I snapped my tongue. "It's only a seven day trip."

"Seven days?" he squawked. "How many miles does it cover?"

"I don't know, but they said some days you travel more leisurely than others. You average 70 miles a day."

Jerry looked like he was going to faint. "Can we start off riding around the block?"

Even with our polarized goals, I daydreamed about riding my bicycle. When I told my daughter, she asked, "Mom, are you sure you can still ride a bike?"

"Of course," I told her. "Haven't you heard what they say about riding a bicycle? Once you've learned, you never forget."

"Well," she said, "when I tried to ride at a friend's house last year, I ran into a garbage can.
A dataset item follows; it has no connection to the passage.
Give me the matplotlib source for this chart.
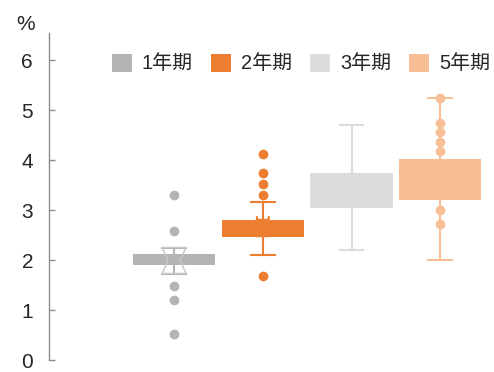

And it had only been ten years since I'd been on one."

I did the math in my head. The last time I'd ridden was in college. That was more than ten years.

The desire didn't go away though. I wanted a bike. I wanted to ride, but now I wasn't sure I'd be able to. So today at the bicycle shop my husband listened carefully as the young salesman pointed out the attributes of the Gary Fisher bicycle--Gears...ahem, seat adjustment...ahem. All the while, I was thinking I'll take the orange color.

Then Jerry announced, "Well, go try it out."


He chuckled. "Yes, in the parking lot."

My heart thumped when I straddled the bike. "Where did you say the brakes were?"

The wise young man pointed them out, then offered me a helmet.

I tried not to reflect on the years it had been since I'd been on one. I glanced around for garbage cans. I took a deep breath and put my feet on the pedals. It only took a couple of spins around the parking lot to make me realize that I did remember how to ride after all. It was a small achievement, but I pedaled in the right direction. My daydream was starting to come true.

A lot of people daydream about writing. Maybe they used to write when they were younger, but somewhere along the way life happened and they put down the pen. For some that has been so long ago that a fear has built up in them and they don't start because they're afraid they might find out they can't do it. But how will they know if they don't try? If that's you, I challenge you to pick up the pen and write the first word. Any word. Then let it lead you to a sentence. I promise I'll keep pedaling. And one day I'll send you a postcard from somewhere along the Mississippi.